» **Short task**
Write out all the lines again, precisely as they stand, but without the images.

※

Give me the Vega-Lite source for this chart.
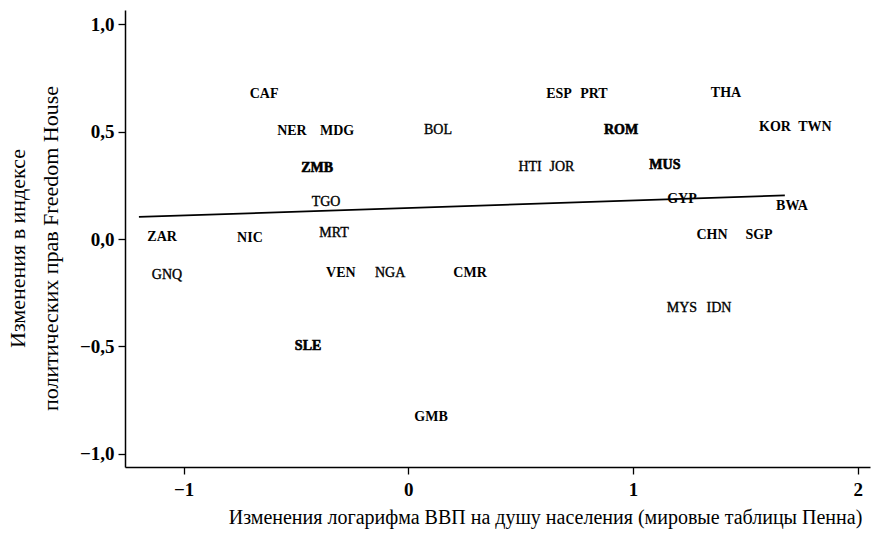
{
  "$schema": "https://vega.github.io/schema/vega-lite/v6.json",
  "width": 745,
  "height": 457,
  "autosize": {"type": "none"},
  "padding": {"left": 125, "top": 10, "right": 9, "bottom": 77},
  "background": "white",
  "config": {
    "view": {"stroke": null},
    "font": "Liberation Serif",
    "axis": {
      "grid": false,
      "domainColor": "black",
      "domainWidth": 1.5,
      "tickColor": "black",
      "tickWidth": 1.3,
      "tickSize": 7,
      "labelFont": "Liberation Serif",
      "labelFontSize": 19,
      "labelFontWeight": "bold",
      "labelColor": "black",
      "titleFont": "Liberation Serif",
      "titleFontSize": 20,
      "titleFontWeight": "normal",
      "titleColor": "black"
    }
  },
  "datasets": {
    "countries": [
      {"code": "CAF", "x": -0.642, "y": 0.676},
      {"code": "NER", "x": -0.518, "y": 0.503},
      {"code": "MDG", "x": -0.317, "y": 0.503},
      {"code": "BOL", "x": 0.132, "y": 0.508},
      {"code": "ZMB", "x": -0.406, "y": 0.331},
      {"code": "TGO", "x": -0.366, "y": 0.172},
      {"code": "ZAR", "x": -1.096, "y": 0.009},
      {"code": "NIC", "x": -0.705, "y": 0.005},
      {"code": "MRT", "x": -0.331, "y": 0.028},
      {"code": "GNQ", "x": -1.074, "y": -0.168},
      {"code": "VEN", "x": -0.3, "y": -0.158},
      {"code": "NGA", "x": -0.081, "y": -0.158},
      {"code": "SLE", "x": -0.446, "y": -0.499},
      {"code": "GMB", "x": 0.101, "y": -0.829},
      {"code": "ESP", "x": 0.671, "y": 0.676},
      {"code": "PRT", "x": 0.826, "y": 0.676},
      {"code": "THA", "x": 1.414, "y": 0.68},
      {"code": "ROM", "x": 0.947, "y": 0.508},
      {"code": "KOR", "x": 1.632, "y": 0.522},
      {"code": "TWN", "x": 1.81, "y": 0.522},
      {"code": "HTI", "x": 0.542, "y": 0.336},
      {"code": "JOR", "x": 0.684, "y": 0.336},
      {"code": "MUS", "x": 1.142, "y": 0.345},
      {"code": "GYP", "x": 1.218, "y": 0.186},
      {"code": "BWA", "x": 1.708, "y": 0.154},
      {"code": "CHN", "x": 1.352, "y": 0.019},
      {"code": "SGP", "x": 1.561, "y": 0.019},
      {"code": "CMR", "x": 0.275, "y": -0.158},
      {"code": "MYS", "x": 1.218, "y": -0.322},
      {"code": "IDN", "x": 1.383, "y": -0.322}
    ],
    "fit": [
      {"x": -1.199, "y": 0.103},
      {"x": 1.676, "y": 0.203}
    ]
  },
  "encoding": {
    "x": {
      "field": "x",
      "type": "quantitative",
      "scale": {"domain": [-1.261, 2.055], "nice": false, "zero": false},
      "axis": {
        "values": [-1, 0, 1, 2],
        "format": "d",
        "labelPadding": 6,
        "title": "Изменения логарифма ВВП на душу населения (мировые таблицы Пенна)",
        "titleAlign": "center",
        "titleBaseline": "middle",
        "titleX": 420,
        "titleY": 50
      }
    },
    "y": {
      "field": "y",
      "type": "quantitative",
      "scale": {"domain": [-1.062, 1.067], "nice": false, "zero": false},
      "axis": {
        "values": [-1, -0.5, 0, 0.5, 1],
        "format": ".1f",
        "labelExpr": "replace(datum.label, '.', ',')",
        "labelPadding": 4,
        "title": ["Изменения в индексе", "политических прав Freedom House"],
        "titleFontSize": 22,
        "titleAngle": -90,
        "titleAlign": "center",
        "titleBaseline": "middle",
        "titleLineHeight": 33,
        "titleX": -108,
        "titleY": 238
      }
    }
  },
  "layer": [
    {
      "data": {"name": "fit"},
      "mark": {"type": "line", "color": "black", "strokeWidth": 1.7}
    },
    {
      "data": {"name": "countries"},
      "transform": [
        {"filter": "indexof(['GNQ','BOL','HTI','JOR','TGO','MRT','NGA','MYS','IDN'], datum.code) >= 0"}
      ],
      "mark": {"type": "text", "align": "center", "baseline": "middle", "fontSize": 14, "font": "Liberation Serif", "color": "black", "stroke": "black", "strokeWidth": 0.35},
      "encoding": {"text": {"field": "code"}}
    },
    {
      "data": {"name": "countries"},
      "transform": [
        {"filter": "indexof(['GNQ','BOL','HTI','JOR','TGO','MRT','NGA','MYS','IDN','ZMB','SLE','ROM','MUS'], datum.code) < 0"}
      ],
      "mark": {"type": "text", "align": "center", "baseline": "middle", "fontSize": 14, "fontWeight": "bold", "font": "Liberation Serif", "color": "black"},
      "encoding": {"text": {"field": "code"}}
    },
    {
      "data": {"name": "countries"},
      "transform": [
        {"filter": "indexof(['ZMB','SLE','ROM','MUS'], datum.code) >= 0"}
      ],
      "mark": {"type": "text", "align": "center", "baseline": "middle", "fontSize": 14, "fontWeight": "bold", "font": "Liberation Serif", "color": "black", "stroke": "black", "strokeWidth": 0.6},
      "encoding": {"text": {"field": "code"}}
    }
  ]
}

※

» **Solution for this task**
Give me the Vega-Lite source for this chart.
{
  "$schema": "https://vega.github.io/schema/vega-lite/v6.json",
  "width": 745,
  "height": 457,
  "autosize": {"type": "none"},
  "padding": {"left": 125, "top": 10, "right": 9, "bottom": 77},
  "background": "white",
  "config": {
    "view": {"stroke": null},
    "font": "Liberation Serif",
    "axis": {
      "grid": false,
      "domainColor": "black",
      "domainWidth": 1.5,
      "tickColor": "black",
      "tickWidth": 1.3,
      "tickSize": 7,
      "labelFont": "Liberation Serif",
      "labelFontSize": 19,
      "labelFontWeight": "bold",
      "labelColor": "black",
      "titleFont": "Liberation Serif",
      "titleFontSize": 20,
      "titleFontWeight": "normal",
      "titleColor": "black"
    }
  },
  "datasets": {
    "countries": [
      {"code": "CAF", "x": -0.642, "y": 0.676},
      {"code": "NER", "x": -0.518, "y": 0.503},
      {"code": "MDG", "x": -0.317, "y": 0.503},
      {"code": "BOL", "x": 0.132, "y": 0.508},
      {"code": "ZMB", "x": -0.406, "y": 0.331},
      {"code": "TGO", "x": -0.366, "y": 0.172},
      {"code": "ZAR", "x": -1.096, "y": 0.009},
      {"code": "NIC", "x": -0.705, "y": 0.005},
      {"code": "MRT", "x": -0.331, "y": 0.028},
      {"code": "GNQ", "x": -1.074, "y": -0.168},
      {"code": "VEN", "x": -0.3, "y": -0.158},
      {"code": "NGA", "x": -0.081, "y": -0.158},
      {"code": "SLE", "x": -0.446, "y": -0.499},
      {"code": "GMB", "x": 0.101, "y": -0.829},
      {"code": "ESP", "x": 0.671, "y": 0.676},
      {"code": "PRT", "x": 0.826, "y": 0.676},
      {"code": "THA", "x": 1.414, "y": 0.68},
      {"code": "ROM", "x": 0.947, "y": 0.508},
      {"code": "KOR", "x": 1.632, "y": 0.522},
      {"code": "TWN", "x": 1.81, "y": 0.522},
      {"code": "HTI", "x": 0.542, "y": 0.336},
      {"code": "JOR", "x": 0.684, "y": 0.336},
      {"code": "MUS", "x": 1.142, "y": 0.345},
      {"code": "GYP", "x": 1.218, "y": 0.186},
      {"code": "BWA", "x": 1.708, "y": 0.154},
      {"code": "CHN", "x": 1.352, "y": 0.019},
      {"code": "SGP", "x": 1.561, "y": 0.019},
      {"code": "CMR", "x": 0.275, "y": -0.158},
      {"code": "MYS", "x": 1.218, "y": -0.322},
      {"code": "IDN", "x": 1.383, "y": -0.322}
    ],
    "fit": [
      {"x": -1.199, "y": 0.103},
      {"x": 1.676, "y": 0.203}
    ]
  },
  "encoding": {
    "x": {
      "field": "x",
      "type": "quantitative",
      "scale": {"domain": [-1.261, 2.055], "nice": false, "zero": false},
      "axis": {
        "values": [-1, 0, 1, 2],
        "format": "d",
        "labelPadding": 6,
        "title": "Изменения логарифма ВВП на душу населения (мировые таблицы Пенна)",
        "titleAlign": "center",
        "titleBaseline": "middle",
        "titleX": 420,
        "titleY": 50
      }
    },
    "y": {
      "field": "y",
      "type": "quantitative",
      "scale": {"domain": [-1.062, 1.067], "nice": false, "zero": false},
      "axis": {
        "values": [-1, -0.5, 0, 0.5, 1],
        "format": ".1f",
        "labelExpr": "replace(datum.label, '.', ',')",
        "labelPadding": 4,
        "title": ["Изменения в индексе", "политических прав Freedom House"],
        "titleFontSize": 22,
        "titleAngle": -90,
        "titleAlign": "center",
        "titleBaseline": "middle",
        "titleLineHeight": 33,
        "titleX": -108,
        "titleY": 238
      }
    }
  },
  "layer": [
    {
      "data": {"name": "fit"},
      "mark": {"type": "line", "color": "black", "strokeWidth": 1.7}
    },
    {
      "data": {"name": "countries"},
      "transform": [
        {"filter": "indexof(['GNQ','BOL','HTI','JOR','TGO','MRT','NGA','MYS','IDN'], datum.code) >= 0"}
      ],
      "mark": {"type": "text", "align": "center", "baseline": "middle", "fontSize": 14, "font": "Liberation Serif", "color": "black", "stroke": "black", "strokeWidth": 0.35},
      "encoding": {"text": {"field": "code"}}
    },
    {
      "data": {"name": "countries"},
      "transform": [
        {"filter": "indexof(['GNQ','BOL','HTI','JOR','TGO','MRT','NGA','MYS','IDN','ZMB','SLE','ROM','MUS'], datum.code) < 0"}
      ],
      "mark": {"type": "text", "align": "center", "baseline": "middle", "fontSize": 14, "fontWeight": "bold", "font": "Liberation Serif", "color": "black"},
      "encoding": {"text": {"field": "code"}}
    },
    {
      "data": {"name": "countries"},
      "transform": [
        {"filter": "indexof(['ZMB','SLE','ROM','MUS'], datum.code) >= 0"}
      ],
      "mark": {"type": "text", "align": "center", "baseline": "middle", "fontSize": 14, "fontWeight": "bold", "font": "Liberation Serif", "color": "black", "stroke": "black", "strokeWidth": 0.6},
      "encoding": {"text": {"field": "code"}}
    }
  ]
}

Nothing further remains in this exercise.